**Information given**.
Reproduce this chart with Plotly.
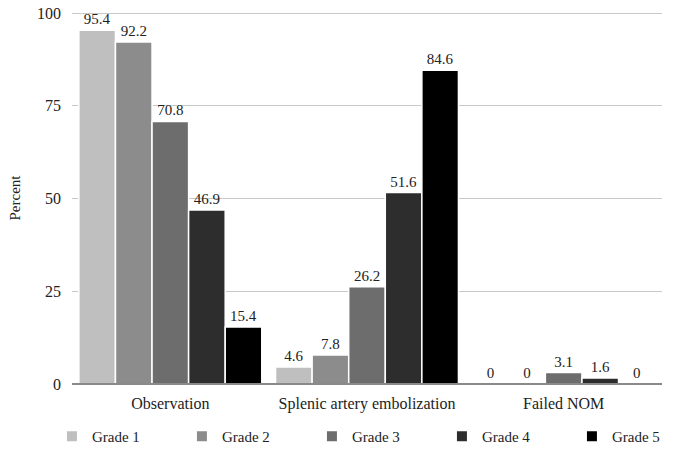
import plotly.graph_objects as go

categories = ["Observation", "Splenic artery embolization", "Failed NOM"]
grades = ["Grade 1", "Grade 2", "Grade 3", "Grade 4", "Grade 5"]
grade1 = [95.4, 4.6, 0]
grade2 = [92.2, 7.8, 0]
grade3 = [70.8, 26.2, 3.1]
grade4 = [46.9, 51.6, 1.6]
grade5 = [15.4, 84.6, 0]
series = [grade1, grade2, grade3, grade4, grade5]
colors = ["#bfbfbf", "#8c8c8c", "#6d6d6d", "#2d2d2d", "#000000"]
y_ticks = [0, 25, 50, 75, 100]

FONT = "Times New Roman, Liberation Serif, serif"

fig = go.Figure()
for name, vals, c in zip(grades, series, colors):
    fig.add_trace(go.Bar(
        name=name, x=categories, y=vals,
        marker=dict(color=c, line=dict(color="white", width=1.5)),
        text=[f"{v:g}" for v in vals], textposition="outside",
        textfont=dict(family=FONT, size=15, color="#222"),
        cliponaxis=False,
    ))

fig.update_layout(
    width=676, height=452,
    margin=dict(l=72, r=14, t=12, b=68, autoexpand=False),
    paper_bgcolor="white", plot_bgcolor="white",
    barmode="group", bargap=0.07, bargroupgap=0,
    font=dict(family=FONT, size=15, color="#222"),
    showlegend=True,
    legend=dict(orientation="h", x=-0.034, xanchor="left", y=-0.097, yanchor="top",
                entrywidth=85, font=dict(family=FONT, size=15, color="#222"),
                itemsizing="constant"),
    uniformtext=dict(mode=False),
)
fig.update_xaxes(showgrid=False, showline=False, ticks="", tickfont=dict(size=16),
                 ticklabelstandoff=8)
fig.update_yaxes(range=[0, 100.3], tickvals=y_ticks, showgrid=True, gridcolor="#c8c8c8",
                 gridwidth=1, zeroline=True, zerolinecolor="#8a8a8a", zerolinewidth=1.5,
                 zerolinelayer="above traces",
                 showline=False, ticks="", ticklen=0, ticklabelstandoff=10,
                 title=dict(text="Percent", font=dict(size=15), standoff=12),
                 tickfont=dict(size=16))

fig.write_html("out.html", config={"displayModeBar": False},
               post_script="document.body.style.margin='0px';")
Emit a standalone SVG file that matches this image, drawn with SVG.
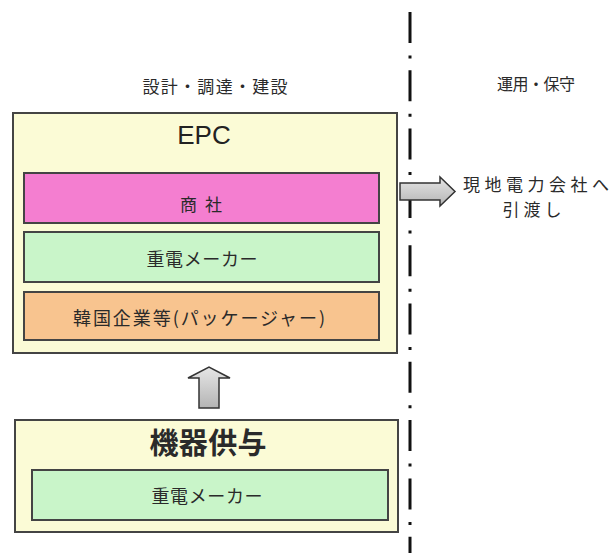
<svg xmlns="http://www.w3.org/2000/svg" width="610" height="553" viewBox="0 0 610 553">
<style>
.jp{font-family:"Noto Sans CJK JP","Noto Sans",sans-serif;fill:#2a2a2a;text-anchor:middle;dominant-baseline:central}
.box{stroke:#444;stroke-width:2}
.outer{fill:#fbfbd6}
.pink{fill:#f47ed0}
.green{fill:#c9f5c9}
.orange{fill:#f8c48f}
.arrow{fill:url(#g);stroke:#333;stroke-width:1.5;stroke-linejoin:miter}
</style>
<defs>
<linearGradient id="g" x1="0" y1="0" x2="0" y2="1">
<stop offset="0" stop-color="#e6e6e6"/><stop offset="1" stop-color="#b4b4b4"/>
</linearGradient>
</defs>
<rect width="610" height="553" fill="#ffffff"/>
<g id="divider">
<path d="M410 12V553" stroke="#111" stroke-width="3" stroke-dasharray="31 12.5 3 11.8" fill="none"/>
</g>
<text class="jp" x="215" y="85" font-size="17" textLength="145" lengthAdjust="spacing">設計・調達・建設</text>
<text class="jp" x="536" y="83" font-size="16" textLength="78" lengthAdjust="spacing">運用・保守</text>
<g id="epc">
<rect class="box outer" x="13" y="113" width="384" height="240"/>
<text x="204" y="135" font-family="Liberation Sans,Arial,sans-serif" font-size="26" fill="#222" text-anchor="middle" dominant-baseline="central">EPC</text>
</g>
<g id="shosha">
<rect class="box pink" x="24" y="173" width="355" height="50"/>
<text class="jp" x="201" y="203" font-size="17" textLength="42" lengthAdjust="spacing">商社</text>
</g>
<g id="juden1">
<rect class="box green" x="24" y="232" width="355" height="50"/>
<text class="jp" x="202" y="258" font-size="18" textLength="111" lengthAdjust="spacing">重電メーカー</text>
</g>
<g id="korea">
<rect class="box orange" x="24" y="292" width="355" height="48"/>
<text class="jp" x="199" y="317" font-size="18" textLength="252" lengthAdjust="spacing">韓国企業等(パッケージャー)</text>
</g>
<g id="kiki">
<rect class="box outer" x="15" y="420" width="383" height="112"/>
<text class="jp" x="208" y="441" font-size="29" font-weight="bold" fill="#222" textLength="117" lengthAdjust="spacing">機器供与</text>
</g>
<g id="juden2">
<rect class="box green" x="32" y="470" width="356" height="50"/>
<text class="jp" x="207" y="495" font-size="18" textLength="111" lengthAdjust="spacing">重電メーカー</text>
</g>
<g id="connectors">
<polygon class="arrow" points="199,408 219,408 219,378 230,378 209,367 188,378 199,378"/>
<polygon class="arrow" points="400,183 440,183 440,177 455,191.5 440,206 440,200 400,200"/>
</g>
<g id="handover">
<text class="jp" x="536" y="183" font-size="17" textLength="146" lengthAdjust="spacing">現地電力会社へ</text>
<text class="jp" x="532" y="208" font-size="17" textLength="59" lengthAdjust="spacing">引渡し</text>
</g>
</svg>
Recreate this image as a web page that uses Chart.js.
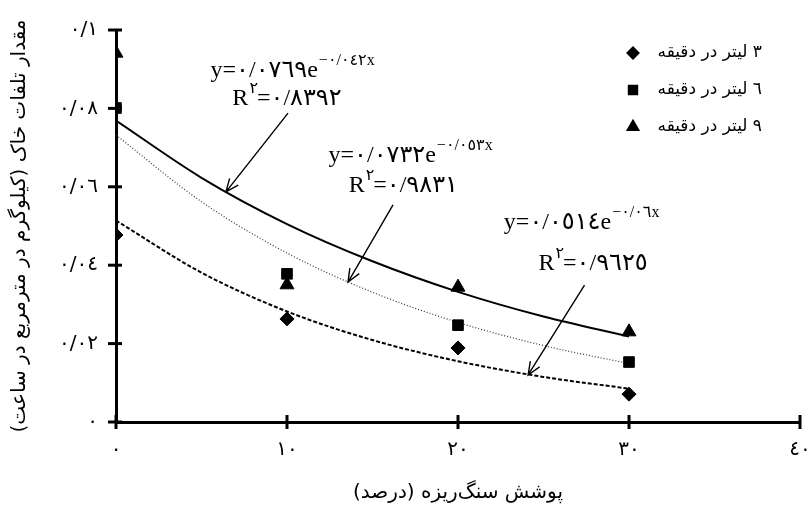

**Task brief**. Repeat all of the records verbatim, leaving out the pictures.

**Reply to the exercise**.
Reproduce this chart with Plotly.
import plotly.graph_objects as go

categories = ["Observation", "Splenic artery embolization", "Failed NOM"]
grades = ["Grade 1", "Grade 2", "Grade 3", "Grade 4", "Grade 5"]
grade1 = [95.4, 4.6, 0]
grade2 = [92.2, 7.8, 0]
grade3 = [70.8, 26.2, 3.1]
grade4 = [46.9, 51.6, 1.6]
grade5 = [15.4, 84.6, 0]
series = [grade1, grade2, grade3, grade4, grade5]
colors = ["#bfbfbf", "#8c8c8c", "#6d6d6d", "#2d2d2d", "#000000"]
y_ticks = [0, 25, 50, 75, 100]

FONT = "Times New Roman, Liberation Serif, serif"

fig = go.Figure()
for name, vals, c in zip(grades, series, colors):
    fig.add_trace(go.Bar(
        name=name, x=categories, y=vals,
        marker=dict(color=c, line=dict(color="white", width=1.5)),
        text=[f"{v:g}" for v in vals], textposition="outside",
        textfont=dict(family=FONT, size=15, color="#222"),
        cliponaxis=False,
    ))

fig.update_layout(
    width=676, height=452,
    margin=dict(l=72, r=14, t=12, b=68, autoexpand=False),
    paper_bgcolor="white", plot_bgcolor="white",
    barmode="group", bargap=0.07, bargroupgap=0,
    font=dict(family=FONT, size=15, color="#222"),
    showlegend=True,
    legend=dict(orientation="h", x=-0.034, xanchor="left", y=-0.097, yanchor="top",
                entrywidth=85, font=dict(family=FONT, size=15, color="#222"),
                itemsizing="constant"),
    uniformtext=dict(mode=False),
)
fig.update_xaxes(showgrid=False, showline=False, ticks="", tickfont=dict(size=16),
                 ticklabelstandoff=8)
fig.update_yaxes(range=[0, 100.3], tickvals=y_ticks, showgrid=True, gridcolor="#c8c8c8",
                 gridwidth=1, zeroline=True, zerolinecolor="#8a8a8a", zerolinewidth=1.5,
                 zerolinelayer="above traces",
                 showline=False, ticks="", ticklen=0, ticklabelstandoff=10,
                 title=dict(text="Percent", font=dict(size=15), standoff=12),
                 tickfont=dict(size=16))

fig.write_html("out.html", config={"displayModeBar": False},
               post_script="document.body.style.margin='0px';")
Emit a standalone SVG file that matches this image, drawn with SVG.
<svg xmlns="http://www.w3.org/2000/svg" width="610" height="553" viewBox="0 0 610 553">
<style>
.jp{font-family:"Noto Sans CJK JP","Noto Sans",sans-serif;fill:#2a2a2a;text-anchor:middle;dominant-baseline:central}
.box{stroke:#444;stroke-width:2}
.outer{fill:#fbfbd6}
.pink{fill:#f47ed0}
.green{fill:#c9f5c9}
.orange{fill:#f8c48f}
.arrow{fill:url(#g);stroke:#333;stroke-width:1.5;stroke-linejoin:miter}
</style>
<defs>
<linearGradient id="g" x1="0" y1="0" x2="0" y2="1">
<stop offset="0" stop-color="#e6e6e6"/><stop offset="1" stop-color="#b4b4b4"/>
</linearGradient>
</defs>
<rect width="610" height="553" fill="#ffffff"/>
<g id="divider">
<path d="M410 12V553" stroke="#111" stroke-width="3" stroke-dasharray="31 12.5 3 11.8" fill="none"/>
</g>
<text class="jp" x="215" y="85" font-size="17" textLength="145" lengthAdjust="spacing">設計・調達・建設</text>
<text class="jp" x="536" y="83" font-size="16" textLength="78" lengthAdjust="spacing">運用・保守</text>
<g id="epc">
<rect class="box outer" x="13" y="113" width="384" height="240"/>
<text x="204" y="135" font-family="Liberation Sans,Arial,sans-serif" font-size="26" fill="#222" text-anchor="middle" dominant-baseline="central">EPC</text>
</g>
<g id="shosha">
<rect class="box pink" x="24" y="173" width="355" height="50"/>
<text class="jp" x="201" y="203" font-size="17" textLength="42" lengthAdjust="spacing">商社</text>
</g>
<g id="juden1">
<rect class="box green" x="24" y="232" width="355" height="50"/>
<text class="jp" x="202" y="258" font-size="18" textLength="111" lengthAdjust="spacing">重電メーカー</text>
</g>
<g id="korea">
<rect class="box orange" x="24" y="292" width="355" height="48"/>
<text class="jp" x="199" y="317" font-size="18" textLength="252" lengthAdjust="spacing">韓国企業等(パッケージャー)</text>
</g>
<g id="kiki">
<rect class="box outer" x="15" y="420" width="383" height="112"/>
<text class="jp" x="208" y="441" font-size="29" font-weight="bold" fill="#222" textLength="117" lengthAdjust="spacing">機器供与</text>
</g>
<g id="juden2">
<rect class="box green" x="32" y="470" width="356" height="50"/>
<text class="jp" x="207" y="495" font-size="18" textLength="111" lengthAdjust="spacing">重電メーカー</text>
</g>
<g id="connectors">
<polygon class="arrow" points="199,408 219,408 219,378 230,378 209,367 188,378 199,378"/>
<polygon class="arrow" points="400,183 440,183 440,177 455,191.5 440,206 440,200 400,200"/>
</g>
<g id="handover">
<text class="jp" x="536" y="183" font-size="17" textLength="146" lengthAdjust="spacing">現地電力会社へ</text>
<text class="jp" x="532" y="208" font-size="17" textLength="59" lengthAdjust="spacing">引渡し</text>
</g>
</svg>
Recreate this image as a web page that uses Chart.js.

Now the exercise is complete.